■ WHAT IS REQUIRED ■
Copy out the listing that follows, exactly, without its pictures.

■ DATA BLOCK ■
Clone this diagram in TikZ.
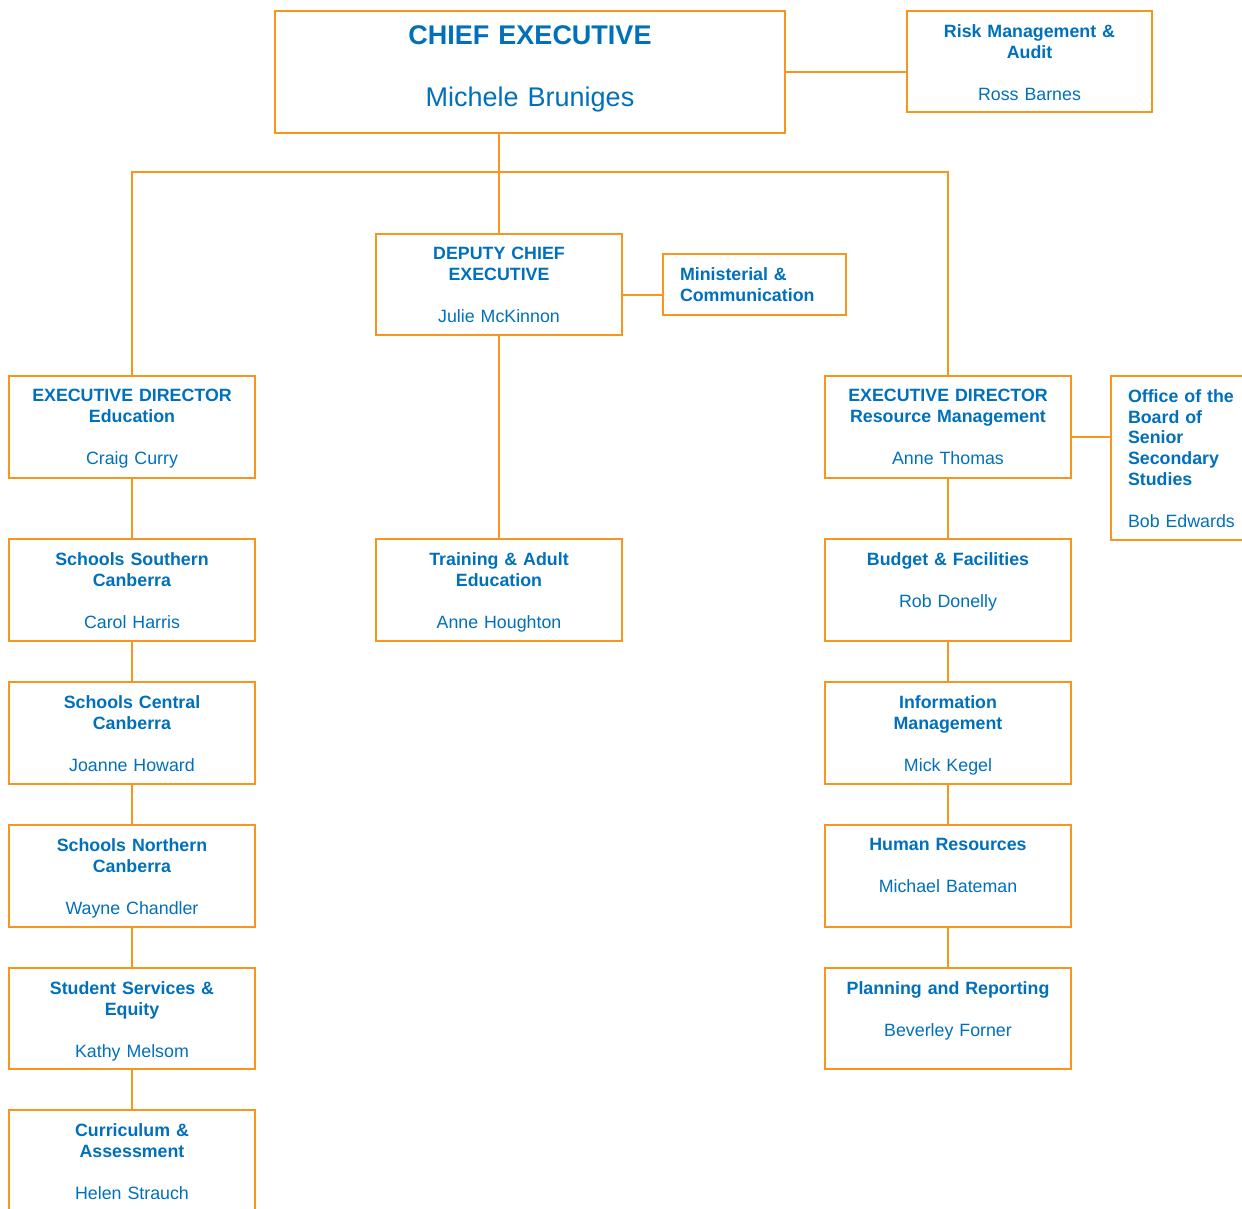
\documentclass[tikz,border=0pt]{standalone}
\usepackage{fontspec}
\setmainfont{Liberation Sans}
\definecolor{boxor}{RGB}{247,150,30}
\definecolor{txtblue}{RGB}{0,112,188}
\tikzset{
  unit/.style={draw=boxor, line width=1.6pt, fill=white, inner sep=0pt, outer sep=0pt},
  lbl/.style={anchor=north, inner sep=0pt, outer sep=0pt, text=txtblue,
    font=\fontsize{17.8}{20.7}\selectfont, align=center, text width=245pt},
  lbll/.style={lbl, anchor=north west, align=left},
  link/.style={draw=boxor, line width=1.8pt},
}
\newcommand{\gapname}{\\[21.3pt]}
\begin{document}
\begin{tikzpicture}[x=1pt,y=-1pt]
\clip (0,0) rectangle (1242,1208);
\fill[white] (0,0) rectangle (1242,1208);
% connectors
\coordinate (bus) at (499,172);
% boxes
\node[unit, minimum width=510pt, minimum height=122pt] (ce) at (530,72) {};
\node[unit, minimum width=245pt, minimum height=101pt] (risk) at (1029.5,61.5) {};
\node[unit, minimum width=246pt, minimum height=101pt] (dce) at (499,284.5) {};
\node[unit, minimum width=183pt, minimum height=61pt] (min) at (754.5,284.5) {};
\node[unit, minimum width=246pt, minimum height=102pt] (ede) at (132,427) {};
\node[unit, minimum width=246pt, minimum height=102pt] (edr) at (948,427) {};
\node[unit, minimum width=151pt, minimum height=164pt] (obs) at (1186.5,458) {};
\node[unit, minimum width=246pt, minimum height=102pt] (ssc) at (132,590) {};
\node[unit, minimum width=246pt, minimum height=102pt] (tae) at (499,590) {};
\node[unit, minimum width=246pt, minimum height=102pt] (bf) at (948,590) {};
\node[unit, minimum width=246pt, minimum height=102pt] (scc) at (132,733) {};
\node[unit, minimum width=246pt, minimum height=102pt] (im) at (948,733) {};
\node[unit, minimum width=246pt, minimum height=102pt] (snc) at (132,876) {};
\node[unit, minimum width=246pt, minimum height=102pt] (hr) at (948,876) {};
\node[unit, minimum width=246pt, minimum height=101pt] (sse) at (132,1018.5) {};
\node[unit, minimum width=246pt, minimum height=101pt] (pr) at (948,1018.5) {};
\node[unit, minimum width=246pt, minimum height=150pt] (ca) at (132,1185) {};
% links
\draw[link] (ce.south -| dce.north) -- (dce.north);
\draw[link] (ede.north) -- (ede.north |- bus) -- (edr.north |- bus) -- (edr.north);
\draw[link] (ce.east) -- (ce.east -| risk.west);
\draw[link] ([yshift=-10.5pt]dce.east) -- ([yshift=-10.5pt]dce.east -| min.west);
\draw[link] (dce.south) -- (tae.north);
\draw[link] ([yshift=-10pt]edr.east) -- ([yshift=-10pt]edr.east -| obs.west);
\draw[link] (ede.south) -- (ssc.north);
\draw[link] (ssc.south) -- (scc.north);
\draw[link] (scc.south) -- (snc.north);
\draw[link] (snc.south) -- (sse.north);
\draw[link] (sse.south) -- (ca.north);
\draw[link] (edr.south) -- (bf.north);
\draw[link] (bf.south) -- (im.north);
\draw[link] (im.south) -- (hr.north);
\draw[link] (hr.south) -- (pr.north);
% labels
\node[lbl, text width=510pt, font=\fontsize{27}{31}\selectfont] (tce) at ([yshift=-14.5pt]ce.north)
  {\textbf{CHIEF EXECUTIVE}\\[31.4pt]Michele Bruniges};
\node[lbl] (trisk) at ([yshift=-13.5pt]risk.north) {\textbf{Risk Management \&\\Audit}\gapname Ross Barnes};
\node[lbl] (tdce) at ([yshift=-13.5pt]dce.north) {\textbf{DEPUTY CHIEF\\EXECUTIVE}\gapname Julie McKinnon};
\node[lbll, text width=166pt] (tmin) at ([xshift=17pt,yshift=-13.5pt]min.north west) {\textbf{Ministerial \&\\Communication}};
\node[lbl] (tede) at ([yshift=-13.5pt]ede.north) {\textbf{EXECUTIVE DIRECTOR\\Education}\gapname Craig Curry};
\node[lbl] (tedr) at ([yshift=-13.5pt]edr.north) {\textbf{EXECUTIVE DIRECTOR\\Resource Management}\gapname Anne Thomas};
\node[lbll, text width=130pt] (tobs) at ([xshift=17pt,yshift=-13.5pt]obs.north west) {\textbf{Office of the\\Board of\\Senior\\Secondary\\Studies}\gapname Bob Edwards};
\node[lbl] (tssc) at ([yshift=-13.5pt]ssc.north) {\textbf{Schools Southern\\Canberra}\gapname Carol Harris};
\node[lbl] (ttae) at ([yshift=-13.5pt]tae.north) {\textbf{Training \& Adult\\Education}\gapname Anne Houghton};
\node[lbl] (tbf) at ([yshift=-13.5pt]bf.north) {\textbf{Budget \& Facilities}\gapname Rob Donelly};
\node[lbl] (tscc) at ([yshift=-13.5pt]scc.north) {\textbf{Schools Central\\Canberra}\gapname Joanne Howard};
\node[lbl] (tim) at ([yshift=-13.5pt]im.north) {\textbf{Information\\Management}\gapname Mick Kegel};
\node[lbl] (tsnc) at ([yshift=-13.5pt]snc.north) {\textbf{Schools Northern\\Canberra}\gapname Wayne Chandler};
\node[lbl] (thr) at ([yshift=-13.5pt]hr.north) {\textbf{Human Resources}\gapname Michael Bateman};
\node[lbl] (tsse) at ([yshift=-13.5pt]sse.north) {\textbf{Student Services \&\\Equity}\gapname Kathy Melsom};
\node[lbl] (tpr) at ([yshift=-13.5pt]pr.north) {\textbf{Planning and Reporting}\gapname Beverley Forner};
\node[lbl] (tca) at ([yshift=-13.5pt]ca.north) {\textbf{Curriculum \&\\Assessment}\gapname Helen Strauch};
\end{tikzpicture}
\end{document}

■ RESULT OF THIS TASK ■
Clone this diagram in TikZ.
\documentclass[tikz,border=0pt]{standalone}
\usepackage{fontspec}
\setmainfont{Liberation Sans}
\definecolor{boxor}{RGB}{247,150,30}
\definecolor{txtblue}{RGB}{0,112,188}
\tikzset{
  unit/.style={draw=boxor, line width=1.6pt, fill=white, inner sep=0pt, outer sep=0pt},
  lbl/.style={anchor=north, inner sep=0pt, outer sep=0pt, text=txtblue,
    font=\fontsize{17.8}{20.7}\selectfont, align=center, text width=245pt},
  lbll/.style={lbl, anchor=north west, align=left},
  link/.style={draw=boxor, line width=1.8pt},
}
\newcommand{\gapname}{\\[21.3pt]}
\begin{document}
\begin{tikzpicture}[x=1pt,y=-1pt]
\clip (0,0) rectangle (1242,1208);
\fill[white] (0,0) rectangle (1242,1208);
% connectors
\coordinate (bus) at (499,172);
% boxes
\node[unit, minimum width=510pt, minimum height=122pt] (ce) at (530,72) {};
\node[unit, minimum width=245pt, minimum height=101pt] (risk) at (1029.5,61.5) {};
\node[unit, minimum width=246pt, minimum height=101pt] (dce) at (499,284.5) {};
\node[unit, minimum width=183pt, minimum height=61pt] (min) at (754.5,284.5) {};
\node[unit, minimum width=246pt, minimum height=102pt] (ede) at (132,427) {};
\node[unit, minimum width=246pt, minimum height=102pt] (edr) at (948,427) {};
\node[unit, minimum width=151pt, minimum height=164pt] (obs) at (1186.5,458) {};
\node[unit, minimum width=246pt, minimum height=102pt] (ssc) at (132,590) {};
\node[unit, minimum width=246pt, minimum height=102pt] (tae) at (499,590) {};
\node[unit, minimum width=246pt, minimum height=102pt] (bf) at (948,590) {};
\node[unit, minimum width=246pt, minimum height=102pt] (scc) at (132,733) {};
\node[unit, minimum width=246pt, minimum height=102pt] (im) at (948,733) {};
\node[unit, minimum width=246pt, minimum height=102pt] (snc) at (132,876) {};
\node[unit, minimum width=246pt, minimum height=102pt] (hr) at (948,876) {};
\node[unit, minimum width=246pt, minimum height=101pt] (sse) at (132,1018.5) {};
\node[unit, minimum width=246pt, minimum height=101pt] (pr) at (948,1018.5) {};
\node[unit, minimum width=246pt, minimum height=150pt] (ca) at (132,1185) {};
% links
\draw[link] (ce.south -| dce.north) -- (dce.north);
\draw[link] (ede.north) -- (ede.north |- bus) -- (edr.north |- bus) -- (edr.north);
\draw[link] (ce.east) -- (ce.east -| risk.west);
\draw[link] ([yshift=-10.5pt]dce.east) -- ([yshift=-10.5pt]dce.east -| min.west);
\draw[link] (dce.south) -- (tae.north);
\draw[link] ([yshift=-10pt]edr.east) -- ([yshift=-10pt]edr.east -| obs.west);
\draw[link] (ede.south) -- (ssc.north);
\draw[link] (ssc.south) -- (scc.north);
\draw[link] (scc.south) -- (snc.north);
\draw[link] (snc.south) -- (sse.north);
\draw[link] (sse.south) -- (ca.north);
\draw[link] (edr.south) -- (bf.north);
\draw[link] (bf.south) -- (im.north);
\draw[link] (im.south) -- (hr.north);
\draw[link] (hr.south) -- (pr.north);
% labels
\node[lbl, text width=510pt, font=\fontsize{27}{31}\selectfont] (tce) at ([yshift=-14.5pt]ce.north)
  {\textbf{CHIEF EXECUTIVE}\\[31.4pt]Michele Bruniges};
\node[lbl] (trisk) at ([yshift=-13.5pt]risk.north) {\textbf{Risk Management \&\\Audit}\gapname Ross Barnes};
\node[lbl] (tdce) at ([yshift=-13.5pt]dce.north) {\textbf{DEPUTY CHIEF\\EXECUTIVE}\gapname Julie McKinnon};
\node[lbll, text width=166pt] (tmin) at ([xshift=17pt,yshift=-13.5pt]min.north west) {\textbf{Ministerial \&\\Communication}};
\node[lbl] (tede) at ([yshift=-13.5pt]ede.north) {\textbf{EXECUTIVE DIRECTOR\\Education}\gapname Craig Curry};
\node[lbl] (tedr) at ([yshift=-13.5pt]edr.north) {\textbf{EXECUTIVE DIRECTOR\\Resource Management}\gapname Anne Thomas};
\node[lbll, text width=130pt] (tobs) at ([xshift=17pt,yshift=-13.5pt]obs.north west) {\textbf{Office of the\\Board of\\Senior\\Secondary\\Studies}\gapname Bob Edwards};
\node[lbl] (tssc) at ([yshift=-13.5pt]ssc.north) {\textbf{Schools Southern\\Canberra}\gapname Carol Harris};
\node[lbl] (ttae) at ([yshift=-13.5pt]tae.north) {\textbf{Training \& Adult\\Education}\gapname Anne Houghton};
\node[lbl] (tbf) at ([yshift=-13.5pt]bf.north) {\textbf{Budget \& Facilities}\gapname Rob Donelly};
\node[lbl] (tscc) at ([yshift=-13.5pt]scc.north) {\textbf{Schools Central\\Canberra}\gapname Joanne Howard};
\node[lbl] (tim) at ([yshift=-13.5pt]im.north) {\textbf{Information\\Management}\gapname Mick Kegel};
\node[lbl] (tsnc) at ([yshift=-13.5pt]snc.north) {\textbf{Schools Northern\\Canberra}\gapname Wayne Chandler};
\node[lbl] (thr) at ([yshift=-13.5pt]hr.north) {\textbf{Human Resources}\gapname Michael Bateman};
\node[lbl] (tsse) at ([yshift=-13.5pt]sse.north) {\textbf{Student Services \&\\Equity}\gapname Kathy Melsom};
\node[lbl] (tpr) at ([yshift=-13.5pt]pr.north) {\textbf{Planning and Reporting}\gapname Beverley Forner};
\node[lbl] (tca) at ([yshift=-13.5pt]ca.north) {\textbf{Curriculum \&\\Assessment}\gapname Helen Strauch};
\end{tikzpicture}
\end{document}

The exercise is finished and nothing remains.